%%
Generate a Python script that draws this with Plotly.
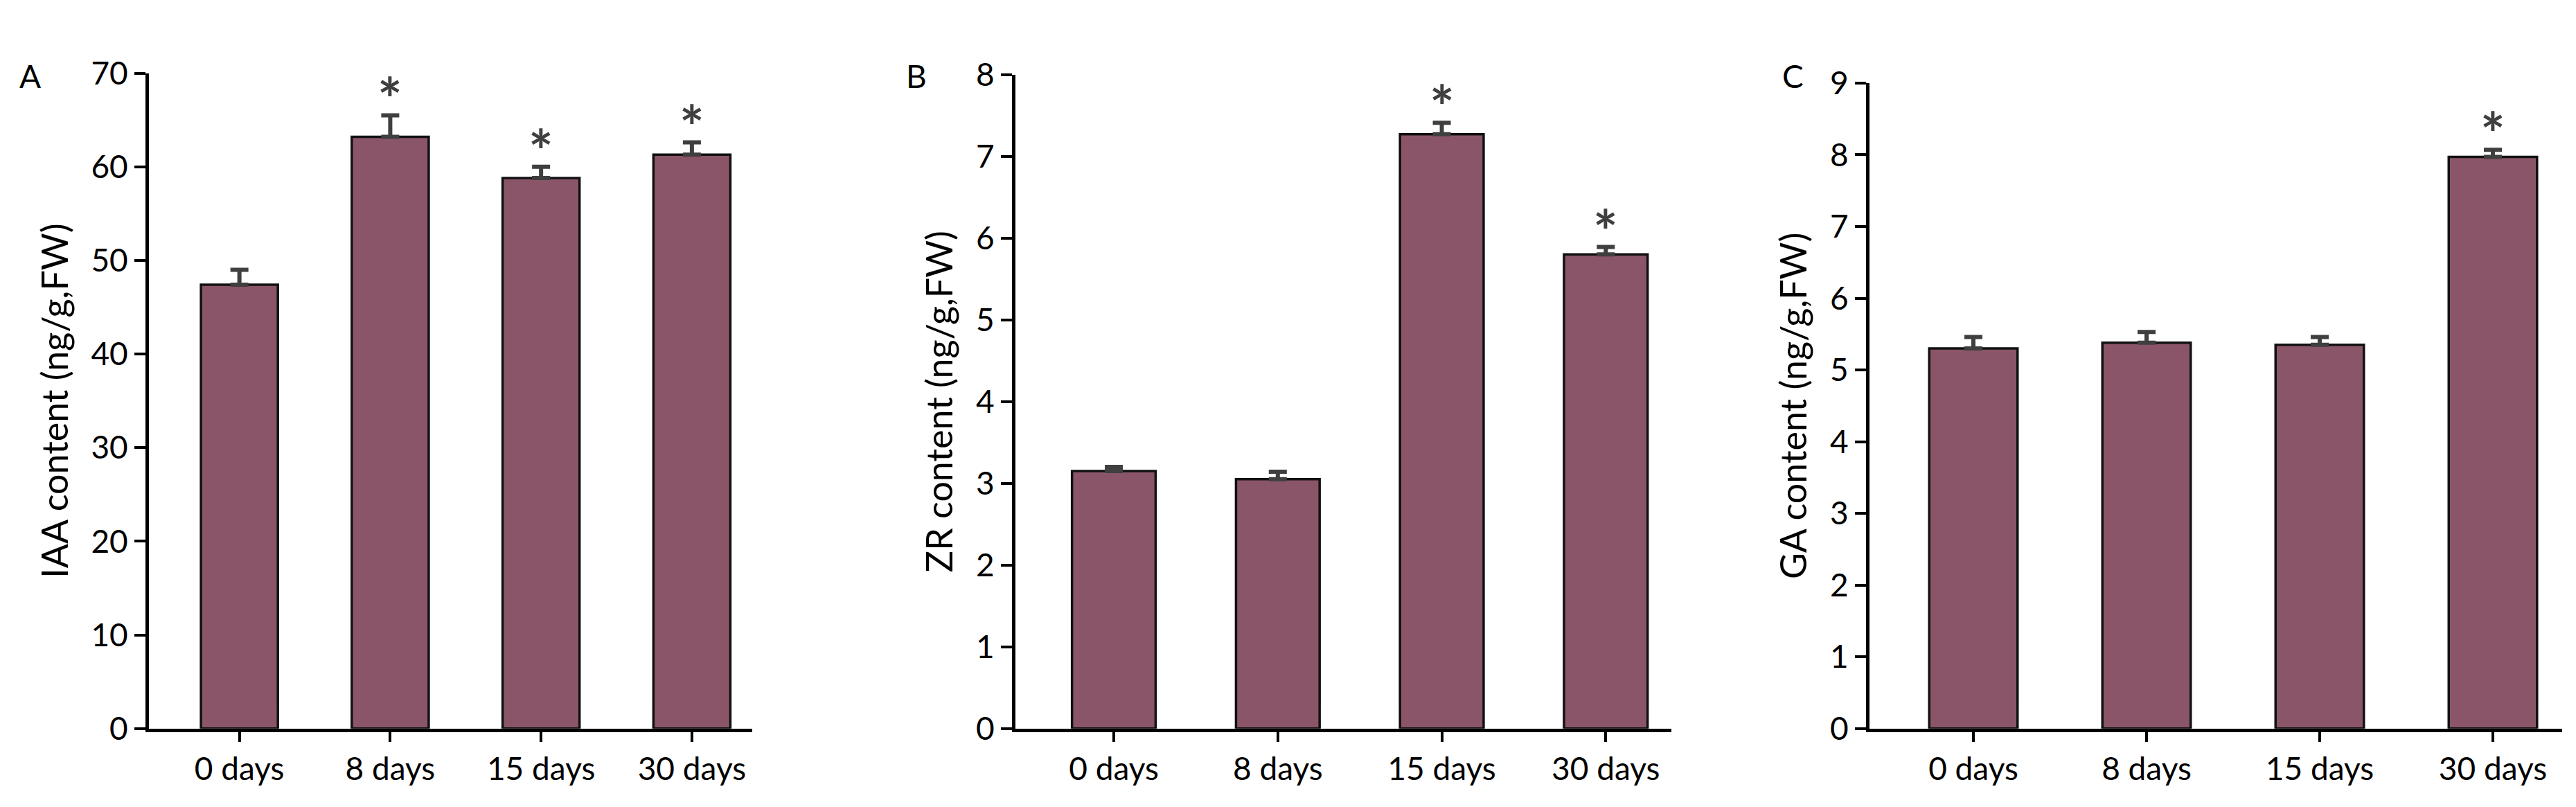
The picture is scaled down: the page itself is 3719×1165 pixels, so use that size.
import plotly.graph_objects as go

categories = ["0 days", "8 days", "15 days", "30 days"]
iaa = [47.4, 63.2, 58.8, 61.3]
iaa_err = [1.6, 2.3, 1.2, 1.3]
zr = [3.15, 3.05, 7.27, 5.80]
zr_err = [0.05, 0.09, 0.14, 0.09]
ga = [5.30, 5.38, 5.35, 7.97]
ga_err = [0.16, 0.15, 0.11, 0.10]
stars_iaa = [False, True, True, True]
stars_zr = [False, False, True, True]
stars_ga = [False, False, False, True]
titles = ["IAA content (ng/g,FW)", "ZR content (ng/g,FW)", "GA content (ng/g,FW)"]
ymax = [70, 8, 9]
letters = ["A", "B", "C"]

W, H = 3719, 1165
xdoms = [(207/W, 1078/W), (1458/W, 2405/W), (2691/W, 3691/W)]
ybot = 1 - 1065/H
ytops = [1 - 72/H, 1 - 74/H, 1 - 87/H]
letter_x = [18/W, 1298/W, 2563/W]

fig = go.Figure()
font = "Lato, Open Sans, sans-serif"
panels = [(iaa, iaa_err, stars_iaa), (zr, zr_err, stars_zr), (ga, ga_err, stars_ga)]
for i, (vals, errs, stars) in enumerate(panels):
    xa = "x" if i == 0 else f"x{i+1}"
    ya = "y" if i == 0 else f"y{i+1}"
    fig.add_trace(go.Bar(
        x=list(range(4)), y=vals, xaxis=xa, yaxis=ya, width=0.51,
        marker=dict(color="#8B5569", line=dict(color="#111111", width=3.5)),
        error_y=dict(type="data", symmetric=False, array=errs,
                     arrayminus=[0]*4, color="#3f3f3f", thickness=6, width=13),
        showlegend=False))
    for j in range(4):
        if stars[j]:
            fig.add_annotation(x=j, y=vals[j] + errs[j], xref=xa, yref=ya,
                               text="<b>*</b>", showarrow=False, yanchor="bottom",
                               yshift=-28, font=dict(size=84, color="#3f3f3f", family=font))
    sfx = "" if i == 0 else str(i+1)
    fig.layout["xaxis" + sfx] = dict(
        domain=xdoms[i], anchor=ya, range=[-0.6, 3.4], tickmode="array",
        tickvals=list(range(4)), ticktext=categories, showline=True,
        linecolor="black", linewidth=5, ticks="outside", ticklen=14,
        tickwidth=4, tickcolor="black", showgrid=False, zeroline=False,
        tickfont=dict(size=46, family=font, color="black"))
    fig.layout["yaxis" + sfx] = dict(
        domain=(ybot, ytops[i]), anchor=xa, range=[0, ymax[i]],
        dtick=10 if i == 0 else 1, showline=True, linecolor="black",
        linewidth=5, ticks="outside", ticklen=16, tickwidth=4,
        tickcolor="black", showgrid=False, zeroline=False,
        title=dict(text=titles[i], font=dict(size=52, family=font, color="black"), standoff=18),
        tickfont=dict(size=46, family=font, color="black"))
    fig.add_annotation(x=letter_x[i], y=1 - 45/H, xref="paper", yref="paper",
                       text=letters[i], showarrow=False, xanchor="left",
                       font=dict(size=46, family=font, color="black"))

fig.update_layout(width=W, height=H, margin=dict(l=0, r=0, t=0, b=0),
                  plot_bgcolor="white", paper_bgcolor="white")
fig.write_html("out.html")
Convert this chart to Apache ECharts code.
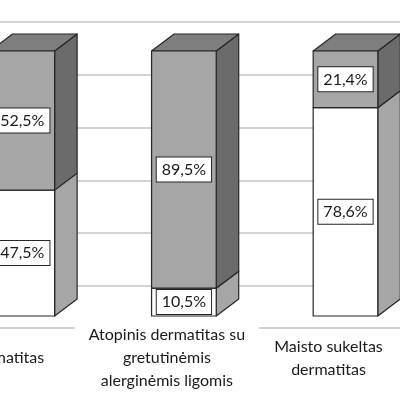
<!DOCTYPE html>
<html><head><meta charset="utf-8">
<script src="https://cdn.jsdelivr.net/npm/echarts@6/dist/echarts.min.js"></script>
<style>html,body{margin:0;padding:0;background:#fff}#c{width:400px;height:393px}</style>
</head><body><div id="c"></div>
<script>
const categories = ['Dermatitas', 'Atopinis dermatitas su\ngretutinėmis\nalerginėmis ligomis', 'Maisto sukeltas\ndermatitas'];
const lowerValues = [47.5, 10.5, 78.6];
const upperValues = [52.5, 89.5, 21.4];
const axisMax = 100;
const gridInterval = 20;

const DX = 22.5, DY = -17;
function fmt(v){ return v.toFixed(1).replace('.', ',') + '%'; }
function makeRender(front, side, top, drawTop){
  return function(params, api){
    const cat = api.value(0), base = api.value(1), val = api.value(2);
    const pb = api.coord([cat, base]);
    const pt = api.coord([cat, base + val]);
    const hw = api.size([1, 0])[0] * 0.2;
    const x0 = pb[0] - hw, x1 = pb[0] + hw, yb = pb[1], yt = pt[1];
    const st = {stroke: '#262626', lineWidth: 1.2, lineJoin: 'round'};
    const children = [
      {type: 'polygon', shape: {points: [[x1, yb], [x1 + DX, yb + DY], [x1 + DX, yt + DY], [x1, yt]]}, style: Object.assign({fill: side}, st)}
    ];
    if (drawTop) children.push({type: 'polygon', shape: {points: [[x0, yt], [x0 + DX, yt + DY], [x1 + DX, yt + DY], [x1, yt]]}, style: Object.assign({fill: top}, st)});
    children.push({type: 'rect', shape: {x: x0, y: yt, width: x1 - x0, height: yb - yt}, style: Object.assign({fill: front}, st)});
    children.push({type: 'text', x: pb[0], y: (yb + yt) / 2, z2: 10, style: {
      text: fmt(val), align: 'center', verticalAlign: 'middle', fill: '#1a1a1a',
      fontSize: 16, fontFamily: 'Lato', backgroundColor: '#fff', borderColor: '#262626', borderWidth: 1, padding: [4, 5]
    }});
    return {type: 'group', children: children};
  };
}

const lowerData = lowerValues.map((v, i) => [i, 0, v]);
const upperData = upperValues.map((v, i) => [i, lowerValues[i], v]);

const chart = echarts.init(document.getElementById('c'), null, {renderer: 'canvas'});
chart.setOption({
  animation: false,
  backgroundColor: '#fff',
  grid: [
    {left: -58.5, right: -26.3, top: 51, bottom: 77, containLabel: false, outerBoundsMode: 'none'},
    {left: 0, right: 0, top: 22, bottom: 107, containLabel: false, outerBoundsMode: 'none'},
    {left: -75.5, right: -9.3, top: 51, bottom: 65, containLabel: false, outerBoundsMode: 'none'}
  ],
  xAxis: [
    {type: 'category', gridIndex: 0, data: categories, show: false},
    {type: 'value', gridIndex: 1, show: false},
    {type: 'category', gridIndex: 2, data: categories,
      axisLine: {show: true, lineStyle: {color: '#bfbfbf', width: 1.5}},
      axisTick: {show: false},
      axisLabel: {verticalAlign: 'middle', margin: 30, color: '#1a1a1a', fontFamily: 'Lato', fontSize: 16,
        lineHeight: 23, backgroundColor: '#fff', padding: [0, 14], interval: 0, hideOverlap: false}
    }
  ],
  yAxis: [
    {type: 'value', gridIndex: 0, min: 0, max: axisMax, show: false},
    {type: 'value', gridIndex: 1, min: 0, max: axisMax, interval: gridInterval,
      axisLine: {show: false}, axisTick: {show: false}, axisLabel: {show: false},
      splitLine: {show: true, lineStyle: {color: '#c4c4c4', width: 1.5}}},
    {type: 'value', gridIndex: 2, show: false}
  ],
  series: [
    {type: 'custom', xAxisIndex: 0, yAxisIndex: 0, z: 3, renderItem: makeRender('#ffffff', '#a6a6a6', '#d0d0d0', false),
      encode: {x: 0, y: [1, 2]}, data: lowerData},
    {type: 'custom', xAxisIndex: 0, yAxisIndex: 0, z: 4, renderItem: makeRender('#a6a6a6', '#6b6b6b', '#7f7f7f', true),
      encode: {x: 0, y: [1, 2]}, data: upperData}
  ]
});
</script>
</body></html>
%%
Requirement
Go to the line containing "Convert this chart to Apache ECharts code." and copy exactly from there through the line containing "const gridInterval = 20;", both included, and nothing more. Pictures are excluded.

Exercise output
Convert this chart to Apache ECharts code.
<!DOCTYPE html>
<html><head><meta charset="utf-8">
<script src="https://cdn.jsdelivr.net/npm/echarts@6/dist/echarts.min.js"></script>
<style>html,body{margin:0;padding:0;background:#fff}#c{width:400px;height:393px}</style>
</head><body><div id="c"></div>
<script>
const categories = ['Dermatitas', 'Atopinis dermatitas su\ngretutinėmis\nalerginėmis ligomis', 'Maisto sukeltas\ndermatitas'];
const lowerValues = [47.5, 10.5, 78.6];
const upperValues = [52.5, 89.5, 21.4];
const axisMax = 100;
const gridInterval = 20;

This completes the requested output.